Sites' Personal Questions May Pose Security Risk
Asking about your mother's home town is supposed to help legitimate sites protect your online accounts--but experts say hackers know more about you than you might think.
Paul F. Roberts, PC World
Stump the Hacker
Companies have realized the approach's weakness, and most have broadened their lists of questions. But devising questions that are general enough for everyone to answer yet specific enough to be easy to recall is a formidable task. Most people can name a favorite movie, but their answer to that question might change over time. So getting the answer right requires recalling such details as when you answered the question--which increases your chance of making an error.

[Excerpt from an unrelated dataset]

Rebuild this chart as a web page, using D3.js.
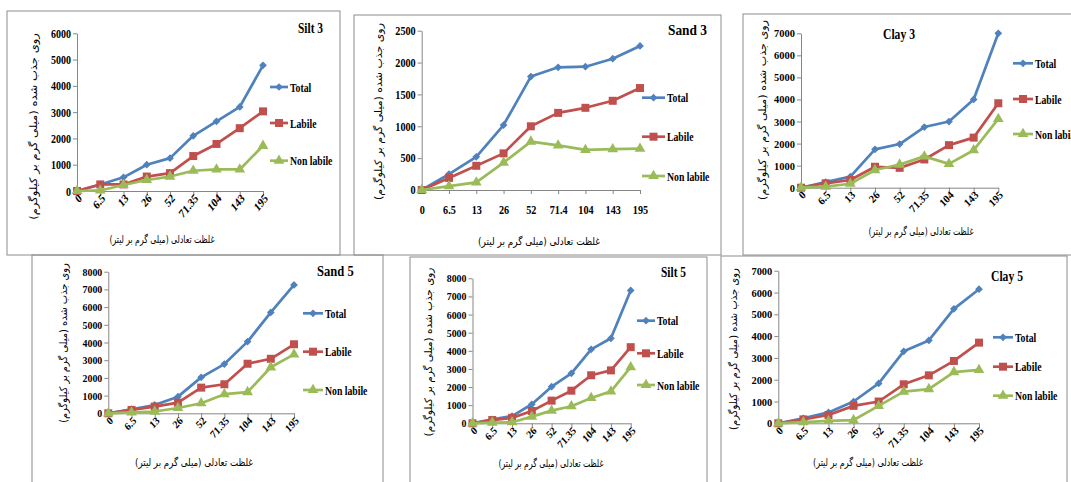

On the other hand, factoids such as the city of your birth, your mother's maiden name, or even your social security number may be public information.
"You need a question [that is] discernible if a million people see it for the first time," says Fisher. But some questions have become esoteric, he believes. "I see it as a situation in which banks have sacrificed some usability for better security."
"[Questions are] definitely getting weird," says James. "I just had one that was 'What was the name of your first pet?' but I had two dogs growing up, so I don't know."
Meanwhile, online social networks provide a wealth of information about individuals--including dates of birth, addresses, education histories, and personal tastes in books, movies, and the like--that crooks could tap.
Amir Orad of antifraud company Actimize doesn't expect that people will cease sharing personal information any time soon. "I think this trend is unstoppable. You're not going to change the behavior of 200 million Facebook and MySpace users." Orad thinks that banks and merchants must instead develop systems to detect fraudulent practices behind the scenes, much as credit companies today have devised ways to spot suspect purchases and notify customers.
Keep It Simple, Not Stupid
Simple steps can go a long way toward thwarting authentication fraud. Orad recommends that people not resort to using any information about their personal life that might be available online. "Anything you say can and will be used against you," he warns.
Also, you should steer online transactions toward businesses that offer more than just passwords and secret questions as protection. For example, PayPal offers a device that generates one-time passwords that you can use for secure log-ins, and Bank of America recently introduced a program that sends required PINs to customers' mobile phones via SMS.